Was haben Sie durch „Ungesagt“ dazugelernt?
Vor allem habe ich einige Dinge über mich gelernt. Die Machart des Films war für mich etwas ungewöhnlich, da ich das Drehbuch innerhalb von vier Wochen geschrieben habe, danach waren wir auch schon mitten in der Produktion. Nach dem Casten der Schauspieler sind wir direkt nach La Palma zu den Proben geflogen. So wurde der ganze Bogen des Films nicht noch mal infrage gestellt und der Prozess der Reflexion zum Schnittplatz verlegt. Die Fülle des Materials, das wir hatten, hat mir noch mal Möglichkeiten eröffnet und an diesem Punkt fing der Lernprozess für mich an. Da habe ich angefangen zu hinterfragen, warum ich diesen Film gemacht habe und warum ich ihn so gemacht habe, wie er nun ist. Da konnte ich einiges über meine Sehnsüchte, Ängste und Grenzen lernen, das war sehr spannend.

 

Da steckt also auch Persönliches und Intimes von Ihnen in Ungesagt?

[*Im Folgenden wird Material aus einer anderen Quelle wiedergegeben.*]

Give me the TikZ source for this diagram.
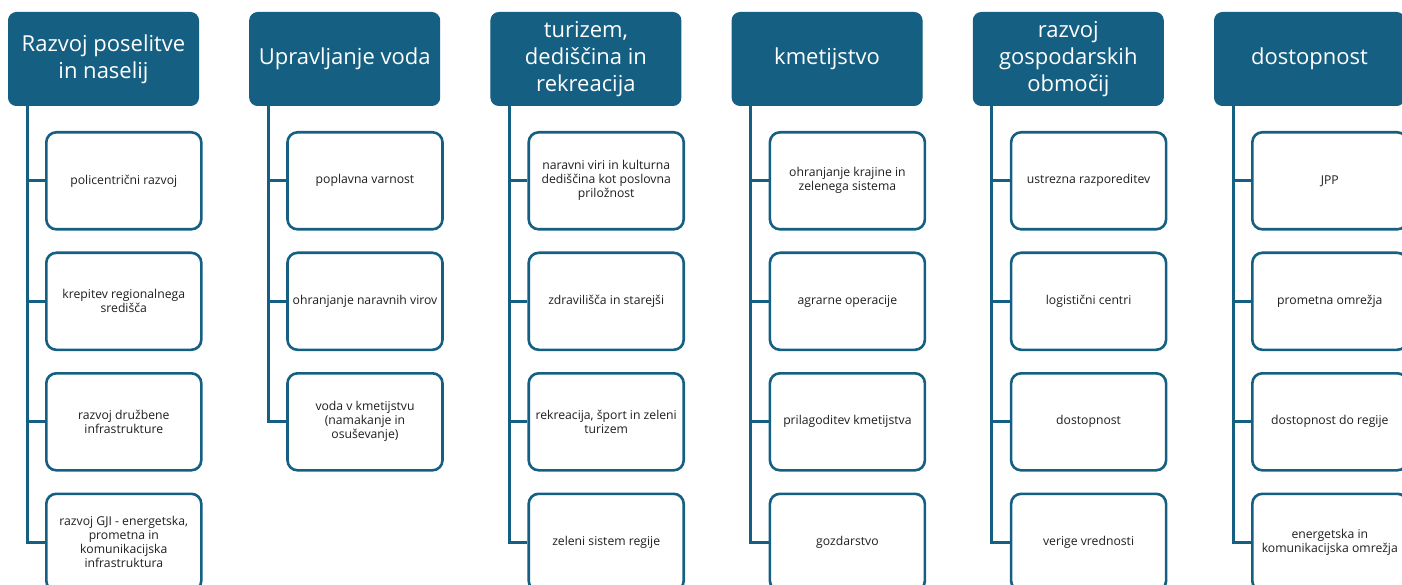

Ja, auf jeden Fall. Vordergründiges, wie zum Beispiel, dass ich in dem Alter der Darstellerinnen auch mal Erfahrungen mit einer Frau gemacht habe. Wobei ich gemerkt habe, dass das nichts ist, was mich weiter interessiert. Oder, dass ich diese besondere Intimität, die Frauen miteinander haben und teilen können, ohne sexuell zu sein, sehr schätze. Aber das, was es wirklich in der Tiefe mit mir zu tun hat, die Unsicherheiten und Wünsche, kristallisierten sich während des Prozesses, der ja in meinem Fall sehr frei entstehen konnte, heraus. Wäre der Film von vielen Menschen, die mitentscheiden wollen, geformt worden, hätte ich mich darin auch weniger wiederfinden können.